* [WORK REQUIRED]
Copy out precisely the lines beginning at the line that contains "Output the Python" and ending at the line that contains "cimel_pfr_870 = [0.0, 0.85, 2.04, 1.31, 1.36, 1.56, 2.17, 3.00]", including both.

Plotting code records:
-*-*-
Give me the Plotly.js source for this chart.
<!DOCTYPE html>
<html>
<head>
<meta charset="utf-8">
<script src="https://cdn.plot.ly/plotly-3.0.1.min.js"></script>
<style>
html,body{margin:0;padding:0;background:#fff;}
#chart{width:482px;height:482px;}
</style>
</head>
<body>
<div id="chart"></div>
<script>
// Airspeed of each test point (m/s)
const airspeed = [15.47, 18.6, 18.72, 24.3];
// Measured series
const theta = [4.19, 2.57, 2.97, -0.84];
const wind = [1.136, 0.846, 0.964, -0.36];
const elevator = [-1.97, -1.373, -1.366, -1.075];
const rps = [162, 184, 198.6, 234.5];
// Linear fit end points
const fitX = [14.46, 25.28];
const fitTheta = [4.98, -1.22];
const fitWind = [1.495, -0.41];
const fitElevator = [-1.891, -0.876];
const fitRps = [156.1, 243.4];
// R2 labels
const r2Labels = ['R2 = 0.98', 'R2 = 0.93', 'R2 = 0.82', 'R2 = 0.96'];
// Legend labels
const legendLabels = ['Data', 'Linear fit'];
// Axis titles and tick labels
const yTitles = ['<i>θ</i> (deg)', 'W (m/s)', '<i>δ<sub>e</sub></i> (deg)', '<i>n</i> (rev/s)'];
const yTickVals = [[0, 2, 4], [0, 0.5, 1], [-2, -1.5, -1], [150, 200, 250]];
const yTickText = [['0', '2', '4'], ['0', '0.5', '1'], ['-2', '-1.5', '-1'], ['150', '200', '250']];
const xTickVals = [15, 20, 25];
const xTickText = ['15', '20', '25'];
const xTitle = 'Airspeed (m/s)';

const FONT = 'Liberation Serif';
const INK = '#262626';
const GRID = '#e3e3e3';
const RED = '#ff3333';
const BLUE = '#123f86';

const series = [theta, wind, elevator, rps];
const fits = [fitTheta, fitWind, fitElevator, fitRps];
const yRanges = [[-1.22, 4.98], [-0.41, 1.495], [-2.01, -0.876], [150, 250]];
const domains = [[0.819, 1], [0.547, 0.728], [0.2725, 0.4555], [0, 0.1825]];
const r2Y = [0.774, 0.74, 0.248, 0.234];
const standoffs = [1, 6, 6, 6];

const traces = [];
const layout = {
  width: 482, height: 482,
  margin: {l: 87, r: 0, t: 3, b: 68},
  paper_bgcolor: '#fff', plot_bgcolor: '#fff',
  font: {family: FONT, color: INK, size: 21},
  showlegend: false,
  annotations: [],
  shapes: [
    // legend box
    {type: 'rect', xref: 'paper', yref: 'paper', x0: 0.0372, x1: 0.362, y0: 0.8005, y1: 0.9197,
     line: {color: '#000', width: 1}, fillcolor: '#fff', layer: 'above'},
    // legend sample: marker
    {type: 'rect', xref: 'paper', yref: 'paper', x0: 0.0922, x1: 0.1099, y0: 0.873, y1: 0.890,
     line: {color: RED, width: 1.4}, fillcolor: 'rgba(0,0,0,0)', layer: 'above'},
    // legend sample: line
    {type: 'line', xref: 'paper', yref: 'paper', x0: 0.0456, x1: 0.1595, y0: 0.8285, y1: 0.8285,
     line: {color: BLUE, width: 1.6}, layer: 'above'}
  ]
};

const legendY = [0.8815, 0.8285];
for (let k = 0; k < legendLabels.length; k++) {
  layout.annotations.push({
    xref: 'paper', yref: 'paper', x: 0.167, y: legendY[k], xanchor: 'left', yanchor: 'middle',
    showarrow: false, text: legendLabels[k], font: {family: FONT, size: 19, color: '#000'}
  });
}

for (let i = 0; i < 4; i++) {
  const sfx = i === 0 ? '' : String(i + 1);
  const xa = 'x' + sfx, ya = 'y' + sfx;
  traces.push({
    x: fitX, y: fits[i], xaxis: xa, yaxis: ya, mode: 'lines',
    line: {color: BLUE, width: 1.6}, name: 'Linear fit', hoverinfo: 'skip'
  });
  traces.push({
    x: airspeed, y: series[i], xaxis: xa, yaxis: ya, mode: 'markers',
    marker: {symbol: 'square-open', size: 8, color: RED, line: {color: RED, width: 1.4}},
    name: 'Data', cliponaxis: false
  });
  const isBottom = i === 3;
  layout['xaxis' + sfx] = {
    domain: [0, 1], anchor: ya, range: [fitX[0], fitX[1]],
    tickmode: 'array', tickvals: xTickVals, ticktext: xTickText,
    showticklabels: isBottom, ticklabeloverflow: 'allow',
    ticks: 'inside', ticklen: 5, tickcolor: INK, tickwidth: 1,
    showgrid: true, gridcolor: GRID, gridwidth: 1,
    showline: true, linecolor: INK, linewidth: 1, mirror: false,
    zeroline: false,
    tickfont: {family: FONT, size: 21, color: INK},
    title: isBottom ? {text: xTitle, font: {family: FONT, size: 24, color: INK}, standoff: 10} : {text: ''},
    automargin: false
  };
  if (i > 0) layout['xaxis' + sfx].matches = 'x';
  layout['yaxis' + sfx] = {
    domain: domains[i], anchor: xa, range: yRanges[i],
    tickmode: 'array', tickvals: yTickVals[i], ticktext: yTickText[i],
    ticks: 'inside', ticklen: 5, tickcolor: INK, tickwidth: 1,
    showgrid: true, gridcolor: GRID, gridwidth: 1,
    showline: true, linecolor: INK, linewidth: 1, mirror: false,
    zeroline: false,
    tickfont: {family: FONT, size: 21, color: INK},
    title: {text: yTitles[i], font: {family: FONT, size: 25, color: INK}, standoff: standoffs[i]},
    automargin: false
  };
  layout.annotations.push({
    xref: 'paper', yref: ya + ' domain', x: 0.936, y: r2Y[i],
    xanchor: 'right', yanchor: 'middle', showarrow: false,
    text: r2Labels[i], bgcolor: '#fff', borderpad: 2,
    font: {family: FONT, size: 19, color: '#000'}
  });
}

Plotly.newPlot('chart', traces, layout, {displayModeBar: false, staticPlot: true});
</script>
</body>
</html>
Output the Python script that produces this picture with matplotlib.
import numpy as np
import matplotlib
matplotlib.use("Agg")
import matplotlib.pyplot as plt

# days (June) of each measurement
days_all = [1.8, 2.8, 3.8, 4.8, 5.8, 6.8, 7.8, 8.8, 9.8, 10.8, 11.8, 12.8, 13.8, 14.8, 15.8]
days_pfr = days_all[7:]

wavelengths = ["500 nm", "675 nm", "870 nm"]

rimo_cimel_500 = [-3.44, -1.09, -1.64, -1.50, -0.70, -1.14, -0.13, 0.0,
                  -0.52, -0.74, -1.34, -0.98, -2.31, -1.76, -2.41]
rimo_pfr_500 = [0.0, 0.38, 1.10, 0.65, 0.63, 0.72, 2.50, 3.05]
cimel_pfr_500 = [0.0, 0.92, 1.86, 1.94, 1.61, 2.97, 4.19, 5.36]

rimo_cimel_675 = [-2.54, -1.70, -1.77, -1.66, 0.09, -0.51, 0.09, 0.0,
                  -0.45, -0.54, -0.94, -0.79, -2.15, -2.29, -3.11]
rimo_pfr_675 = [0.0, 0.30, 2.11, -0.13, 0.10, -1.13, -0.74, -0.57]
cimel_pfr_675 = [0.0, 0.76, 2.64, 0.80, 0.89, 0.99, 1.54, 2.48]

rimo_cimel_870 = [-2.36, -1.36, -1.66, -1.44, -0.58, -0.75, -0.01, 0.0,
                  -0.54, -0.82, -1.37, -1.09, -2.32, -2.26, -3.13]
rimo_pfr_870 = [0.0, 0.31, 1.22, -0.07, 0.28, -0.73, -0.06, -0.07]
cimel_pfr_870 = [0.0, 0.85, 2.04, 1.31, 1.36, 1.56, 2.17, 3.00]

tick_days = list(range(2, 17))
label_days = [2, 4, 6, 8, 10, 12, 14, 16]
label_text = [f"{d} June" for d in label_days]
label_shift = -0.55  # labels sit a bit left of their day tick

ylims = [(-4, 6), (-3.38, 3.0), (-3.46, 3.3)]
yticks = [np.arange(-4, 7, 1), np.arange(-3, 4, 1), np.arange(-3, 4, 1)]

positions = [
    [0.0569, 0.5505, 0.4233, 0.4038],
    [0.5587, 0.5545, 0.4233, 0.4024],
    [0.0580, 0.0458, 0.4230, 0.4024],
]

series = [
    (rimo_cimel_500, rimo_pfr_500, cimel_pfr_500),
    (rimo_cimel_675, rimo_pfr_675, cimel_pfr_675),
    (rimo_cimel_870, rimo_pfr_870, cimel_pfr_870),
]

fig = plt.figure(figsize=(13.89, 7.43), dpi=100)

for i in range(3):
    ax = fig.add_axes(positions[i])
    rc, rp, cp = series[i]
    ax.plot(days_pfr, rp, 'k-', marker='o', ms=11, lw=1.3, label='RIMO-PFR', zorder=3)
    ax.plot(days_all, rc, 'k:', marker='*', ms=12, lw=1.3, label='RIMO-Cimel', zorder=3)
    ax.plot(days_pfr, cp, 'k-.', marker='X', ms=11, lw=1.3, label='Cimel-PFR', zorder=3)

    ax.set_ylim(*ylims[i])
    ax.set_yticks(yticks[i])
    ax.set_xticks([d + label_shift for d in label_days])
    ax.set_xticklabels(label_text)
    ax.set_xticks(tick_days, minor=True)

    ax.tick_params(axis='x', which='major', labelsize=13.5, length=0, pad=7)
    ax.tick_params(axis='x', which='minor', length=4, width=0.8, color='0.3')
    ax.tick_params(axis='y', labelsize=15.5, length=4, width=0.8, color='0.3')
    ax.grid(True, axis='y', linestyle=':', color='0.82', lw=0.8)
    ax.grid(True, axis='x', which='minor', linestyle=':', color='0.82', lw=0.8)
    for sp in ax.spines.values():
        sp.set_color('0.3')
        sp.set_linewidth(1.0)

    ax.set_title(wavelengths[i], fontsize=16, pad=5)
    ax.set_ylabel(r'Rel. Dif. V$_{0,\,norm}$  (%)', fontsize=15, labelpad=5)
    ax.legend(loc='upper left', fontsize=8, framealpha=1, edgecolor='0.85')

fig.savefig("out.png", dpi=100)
-*-*-
* [ANSWER TO THIS PROBLEM]
Output the Python script that produces this picture with matplotlib.
import numpy as np
import matplotlib
matplotlib.use("Agg")
import matplotlib.pyplot as plt

# days (June) of each measurement
days_all = [1.8, 2.8, 3.8, 4.8, 5.8, 6.8, 7.8, 8.8, 9.8, 10.8, 11.8, 12.8, 13.8, 14.8, 15.8]
days_pfr = days_all[7:]

wavelengths = ["500 nm", "675 nm", "870 nm"]

rimo_cimel_500 = [-3.44, -1.09, -1.64, -1.50, -0.70, -1.14, -0.13, 0.0,
                  -0.52, -0.74, -1.34, -0.98, -2.31, -1.76, -2.41]
rimo_pfr_500 = [0.0, 0.38, 1.10, 0.65, 0.63, 0.72, 2.50, 3.05]
cimel_pfr_500 = [0.0, 0.92, 1.86, 1.94, 1.61, 2.97, 4.19, 5.36]

rimo_cimel_675 = [-2.54, -1.70, -1.77, -1.66, 0.09, -0.51, 0.09, 0.0,
                  -0.45, -0.54, -0.94, -0.79, -2.15, -2.29, -3.11]
rimo_pfr_675 = [0.0, 0.30, 2.11, -0.13, 0.10, -1.13, -0.74, -0.57]
cimel_pfr_675 = [0.0, 0.76, 2.64, 0.80, 0.89, 0.99, 1.54, 2.48]

rimo_cimel_870 = [-2.36, -1.36, -1.66, -1.44, -0.58, -0.75, -0.01, 0.0,
                  -0.54, -0.82, -1.37, -1.09, -2.32, -2.26, -3.13]
rimo_pfr_870 = [0.0, 0.31, 1.22, -0.07, 0.28, -0.73, -0.06, -0.07]
cimel_pfr_870 = [0.0, 0.85, 2.04, 1.31, 1.36, 1.56, 2.17, 3.00]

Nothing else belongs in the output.